* _WHAT IS REQUIRED_: Look through the lines below and state how many hold the word "Clone". Write only the number.

* _RECORD EXCERPTS_:
☆ ☆ ☆ ☆ ☆ ☆ ☆

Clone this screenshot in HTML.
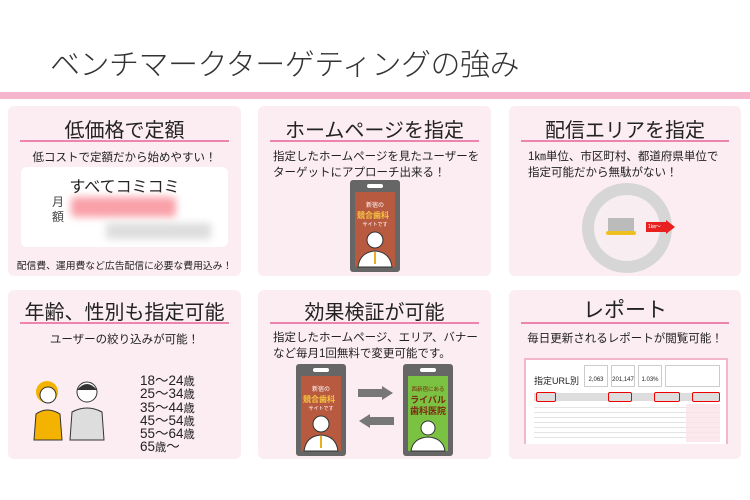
<!DOCTYPE html>
<html><head><meta charset="utf-8"><style>
*{margin:0;padding:0;box-sizing:border-box}
body{width:750px;height:500px;background:#fff;position:relative;overflow:hidden;font-family:"Liberation Sans","Noto Sans CJK JP",sans-serif;color:#222}
.a{position:absolute;white-space:nowrap}
.card{position:absolute;background:#fcedf2;border-radius:6px}
.t{position:absolute;left:0;right:0;text-align:center;font-size:20px;color:#222}
.u{position:absolute;left:12px;right:12px;height:2px;background:#ec85ad}
.s{font-size:11.5px;color:#222}
</style></head><body>
<div class="a" style="left:50px;top:40px;font-size:30px;font-weight:300;color:#333;letter-spacing:-0.5px">ベンチマークターゲティングの強み</div>
<div class="a" style="left:0;top:92px;width:750px;height:7px;background:#f5b5cc"></div>

<!-- card 1 -->
<div class="card" style="left:8px;top:106px;width:233px;height:170px">
 <div class="t" style="top:8px">低価格で定額</div>
 <div class="u" style="top:34px"></div>
 <div class="a s" style="left:0;right:0;text-align:center;top:43px">低コストで定額だから始めやすい！</div>
 <div class="a" style="left:13px;top:61px;width:207px;height:80px;background:#fff;border-radius:6px">
  <div class="a" style="left:0;right:0;text-align:center;top:6px;font-size:16px">すべてコミコミ</div>
  <div class="a" style="left:31px;top:28px;font-size:12px;line-height:15px;white-space:normal;width:14px;color:#444">月額</div>
  <div class="a" style="left:50px;top:30px;width:105px;height:20px;background:#f9a0a8;filter:blur(4px);border-radius:4px"></div>
  <div class="a" style="left:85px;top:56px;width:105px;height:16px;background:#ddd;filter:blur(4px)"></div>
 </div>
 <div class="a" style="left:0;right:0;text-align:center;top:152px;font-size:9.8px">配信費、運用費など広告配信に必要な費用込み！</div>
</div>

<!-- card 2 -->
<div class="card" style="left:258px;top:106px;width:233px;height:170px">
 <div class="t" style="top:8px">ホームページを指定</div>
 <div class="u" style="top:34px"></div>
 <div class="a s" style="left:15px;top:43px;line-height:16px">指定したホームページを見たユーザーを<br>ターゲットにアプローチ出来る！</div>
 <svg class="a" style="left:92px;top:74px" width="50" height="92" viewBox="0 0 50 92">
  <rect x="0" y="0" width="50" height="92" rx="3" fill="#666"/>
  <rect x="17" y="4" width="16" height="4" rx="2" fill="#fff"/>
  <rect x="5" y="12" width="40" height="75" fill="#b85a40"/>
  <text x="25" y="27" font-size="6" fill="#fff" text-anchor="middle" font-family="Noto Sans CJK JP">新宿の</text>
  <text x="23" y="38" font-size="8" fill="#f5c542" text-anchor="middle" font-weight="bold" font-family="Noto Sans CJK JP">競合歯科</text>
  <text x="25" y="46" font-size="5" fill="#fff" text-anchor="middle" font-family="Noto Sans CJK JP">サイトです</text>
  <circle cx="25" cy="60" r="8" fill="#fff" stroke="#333"/>
  <path d="M8 87 Q10 72 25 71 Q40 72 42 87Z" fill="#fff" stroke="#333"/>
  <rect x="24" y="72" width="2" height="12" fill="#e8b020"/>
 </svg>
</div>

<!-- card 3 -->
<div class="card" style="left:509px;top:106px;width:232px;height:170px">
 <div class="t" style="top:8px">配信エリアを指定</div>
 <div class="u" style="top:34px"></div>
 <div class="a s" style="left:19px;top:43px;line-height:16px">1㎞単位、市区町村、都道府県単位で<br>指定可能だから無駄がない！</div>
 <div class="a" style="left:73px;top:77px;width:90px;height:90px;border-radius:50%;background:#d6d6d6"></div>
 <div class="a" style="left:85px;top:89px;width:66px;height:66px;border-radius:50%;background:#f8eef1"></div>
 <div class="a" style="left:99px;top:112px;width:26px;height:15px;background:#bbb"></div>
 <div class="a" style="left:97px;top:125px;width:30px;height:4px;background:#f0c020;border-radius:2px"></div>
 <div class="a" style="left:137px;top:116px;width:20px;height:10px;background:#e82020;font-size:5px;color:#fff;line-height:10px;padding-left:2px">1㎞～</div>
 <div class="a" style="left:157px;top:114px;width:0;height:0;border-left:9px solid #e82020;border-top:7px solid transparent;border-bottom:7px solid transparent"></div>
</div>

<!-- card 4 -->
<div class="card" style="left:8px;top:290px;width:233px;height:169px">
 <div class="t" style="top:6px">年齢、性別も指定可能</div>
 <div class="u" style="top:32px"></div>
 <div class="a s" style="left:0;right:0;text-align:center;top:41px">ユーザーの絞り込みが可能！</div>
 <svg class="a" style="left:24px;top:88px" width="80" height="64" viewBox="0 0 80 64">
  <circle cx="15" cy="14" r="11" fill="#f4b300"/><circle cx="16" cy="17" r="8" fill="#fff" stroke="#333"/>
  <path d="M2 62 L4 36 Q15 28 28 36 L30 62Z" fill="#f4b300" stroke="#333"/>
  <circle cx="55" cy="14" r="10" fill="#fff" stroke="#333"/><path d="M45 12 Q55 0 65 12Z" fill="#333"/>
  <path d="M38 62 L40 34 Q55 26 70 34 L72 62Z" fill="#ddd" stroke="#333"/>
 </svg>
 <div class="a" style="left:132px;top:85px;font-size:13.5px;line-height:12.3px;color:#222">18～24<small>歳</small><br>25～34<small>歳</small><br>35～44<small>歳</small><br>45～54<small>歳</small><br>55～64<small>歳</small><br>65<small>歳</small>～</div>
</div>

<!-- card 5 -->
<div class="card" style="left:258px;top:290px;width:233px;height:169px">
 <div class="t" style="top:6px">効果検証が可能</div>
 <div class="u" style="top:32px"></div>
 <div class="a s" style="left:15px;top:40px;line-height:16px">指定したホームページ、エリア、バナー<br>など毎月1回無料で変更可能です。</div>
 <svg class="a" style="left:38px;top:74px" width="50" height="92" viewBox="0 0 50 92">
  <rect x="0" y="0" width="50" height="92" rx="3" fill="#666"/>
  <rect x="17" y="4" width="16" height="4" rx="2" fill="#fff"/>
  <rect x="5" y="12" width="40" height="75" fill="#b85a40"/>
  <text x="25" y="27" font-size="6" fill="#fff" text-anchor="middle" font-family="Noto Sans CJK JP">新宿の</text>
  <text x="23" y="38" font-size="8" fill="#f5c542" text-anchor="middle" font-weight="bold" font-family="Noto Sans CJK JP">競合歯科</text>
  <text x="25" y="46" font-size="5" fill="#fff" text-anchor="middle" font-family="Noto Sans CJK JP">サイトです</text>
  <circle cx="25" cy="60" r="8" fill="#fff" stroke="#333"/>
  <path d="M8 87 Q10 72 25 71 Q40 72 42 87Z" fill="#fff" stroke="#333"/>
  <rect x="24" y="72" width="2" height="12" fill="#e8b020"/>
 </svg>
 <svg class="a" style="left:100px;top:96px" width="36" height="44" viewBox="0 0 36 44">
  <path d="M0 3 H24 V0 L35 7 L24 14 V11 H0Z" fill="#777"/>
  <path d="M36 31 H12 V28 L1 35 L12 42 V39 H36Z" fill="#777"/>
 </svg>
 <svg class="a" style="left:145px;top:74px" width="50" height="92" viewBox="0 0 50 92">
  <rect x="0" y="0" width="50" height="92" rx="3" fill="#666"/>
  <rect x="17" y="4" width="16" height="4" rx="2" fill="#fff"/>
  <rect x="5" y="12" width="40" height="75" fill="#7cc242"/>
  <text x="25" y="27" font-size="5.5" fill="#7a2a10" text-anchor="middle" font-family="Noto Sans CJK JP">西新宿にある</text>
  <text x="25" y="39" font-size="9" fill="#7a2a10" text-anchor="middle" font-weight="bold" font-family="Noto Sans CJK JP">ライバル</text>
  <text x="25" y="50" font-size="9" fill="#7a2a10" text-anchor="middle" font-weight="bold" font-family="Noto Sans CJK JP">歯科医院</text>
  <circle cx="25" cy="64" r="7" fill="#fff" stroke="#333"/>
  <path d="M8 87 Q10 74 25 73 Q40 74 42 87Z" fill="#fff" stroke="#333"/>
 </svg>
</div>

<!-- card 6 -->
<div class="card" style="left:509px;top:290px;width:232px;height:169px">
 <div class="t" style="top:4px;font-size:21px">レポート</div>
 <div class="u" style="top:32px"></div>
 <div class="a s" style="left:0;right:0;text-align:center;top:40px">毎日更新されるレポートが閲覧可能！</div>
 <div class="a" style="left:15px;top:68px;width:204px;height:86px;background:#fff;border:2px solid #f5b5cc;border-bottom:none">
  <div class="a" style="left:8px;top:14px;font-size:9px">指定URL別</div>
  <div class="a" style="left:58px;top:5px;width:24px;height:22px;border:1px solid #ccc;font-size:6px;text-align:center;line-height:28px">2,063</div>
  <div class="a" style="left:85px;top:5px;width:24px;height:22px;border:1px solid #ccc;font-size:6px;text-align:center;line-height:28px">201,147</div>
  <div class="a" style="left:112px;top:5px;width:24px;height:22px;border:1px solid #ccc;font-size:6px;text-align:center;line-height:28px">1.03%</div>
  <div class="a" style="left:139px;top:5px;width:55px;height:22px;border:1px solid #ccc"></div>
  <div class="a" style="left:8px;top:33px;width:186px;height:8px;background:#ddd"></div>
  <div class="a" style="left:10px;top:32px;width:20px;height:10px;border:1.5px solid #e00;border-radius:2px"></div>
  <div class="a" style="left:82px;top:32px;width:24px;height:10px;border:1.5px solid #e00;border-radius:2px"></div>
  <div class="a" style="left:128px;top:32px;width:26px;height:10px;border:1.5px solid #e00;border-radius:2px"></div>
  <div class="a" style="left:166px;top:32px;width:28px;height:10px;border:1.5px solid #e00;border-radius:2px"></div>
  <div class="a" style="left:8px;top:44px;width:186px;height:38px;background:repeating-linear-gradient(#fff 0 3px,#e4e4e4 3px 4px,#fff 4px 5px)"></div>
  <div class="a" style="left:160px;top:44px;width:34px;height:38px;background:#fbe4ea;opacity:.8"></div>
 </div>
</div>
</body></html>
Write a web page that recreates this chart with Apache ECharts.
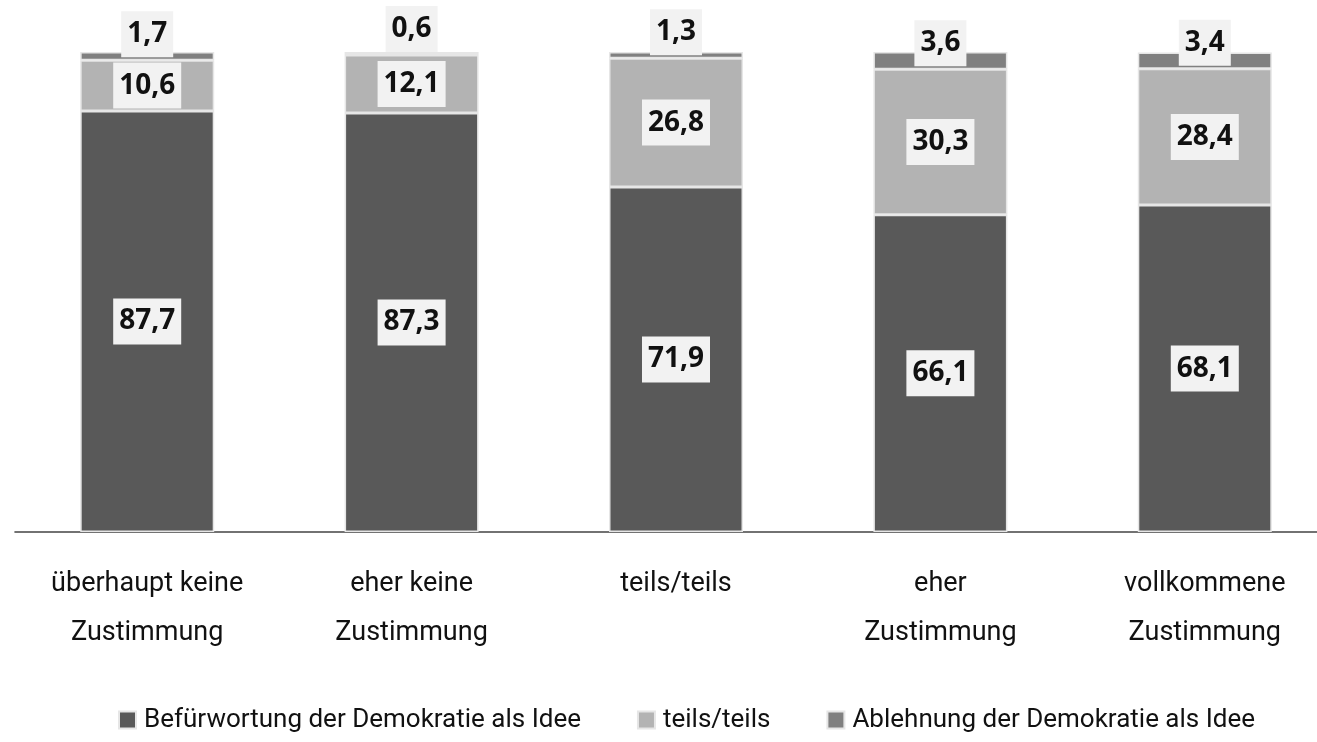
<!DOCTYPE html>
<html>
<head>
<meta charset="utf-8">
<script src="https://cdn.jsdelivr.net/npm/echarts@6/dist/echarts.min.js"></script>
<style>html,body{margin:0;padding:0;background:#fff;}#c{width:1317px;height:742px;}</style>
</head>
<body>
<div id="c"></div>
<script>
const categories = ['überhaupt keine\nZustimmung', 'eher keine\nZustimmung', 'teils/teils', 'eher\nZustimmung', 'vollkommene\nZustimmung'];
const seriesNames = ['Befürwortung der Demokratie als Idee', 'teils/teils', 'Ablehnung der Demokratie als Idee'];
const befuerwortung = [87.7, 87.3, 71.9, 66.1, 68.1];
const teils = [10.6, 12.1, 26.8, 30.3, 28.4];
const ablehnung = [1.7, 0.6, 1.3, 3.6, 3.4];
const colors = ['#595959', '#b3b3b3', '#808080'];

const narrowFont = "Roboto, 'Liberation Sans', sans-serif";
const chart = echarts.init(document.getElementById('c'), null, {renderer: 'canvas'});
const labelBase = {
  show: true,
  formatter: p => String(p.value).replace('.', ','),
  fontFamily: 'Open Sans',
  fontWeight: 'bold',
  fontSize: 28,
  lineHeight: 26,
  color: '#111',
  backgroundColor: '#f2f2f2',
  padding: [10, 6]
};
function mk(name, data, color, pos, dist) {
  return {
    name: name,
    type: 'bar',
    stack: 'total',
    data: data,
    barWidth: 134,
    itemStyle: {color: color, borderColor: '#e6e6e6', borderWidth: 1.5},
    label: Object.assign({}, labelBase, {position: pos, distance: dist}),
    emphasis: {disabled: true}
  };
}
chart.setOption({
  animation: false,
  color: colors,
  grid: {left: 15, width: 1322, top: 52, bottom: 210, outerBoundsMode: 'none', containLabel: false},
  xAxis: {
    type: 'category',
    data: categories,
    axisLine: {lineStyle: {color: '#444', width: 1.6}},
    axisTick: {show: false},
    axisLabel: {
      interval: 0,
      fontFamily: narrowFont,
      fontSize: 27,
      lineHeight: 49,
      color: '#111',
      margin: 28
    }
  },
  yAxis: {type: 'value', min: 0, max: 100, show: false},
  legend: {
    left: 118,
    top: 707,
    padding: 0,
    itemWidth: 17,
    itemHeight: 17,
    itemGap: 56,
    icon: 'rect',
    textStyle: {
      fontFamily: narrowFont,
      fontSize: 26,
      color: '#111',
      padding: [0, 0, 0, 3]
    },
    data: seriesNames
  },
  series: [
    mk(seriesNames[0], befuerwortung, colors[0], 'inside', 5),
    mk(seriesNames[1], teils, colors[1], 'inside', 5),
    mk(seriesNames[2], ablehnung, colors[2], 'insideBottom', 3)
  ]
});
</script>
</body>
</html>
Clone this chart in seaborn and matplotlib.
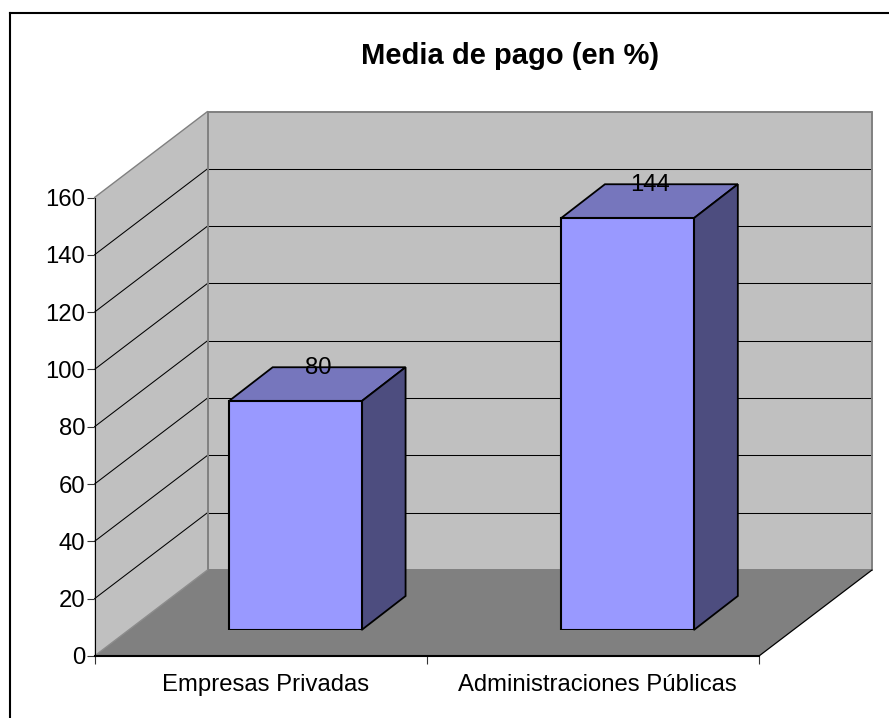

☆ ☆ ☆ ☆ ☆ ☆ ☆

* _TASK OUTPUT_: 2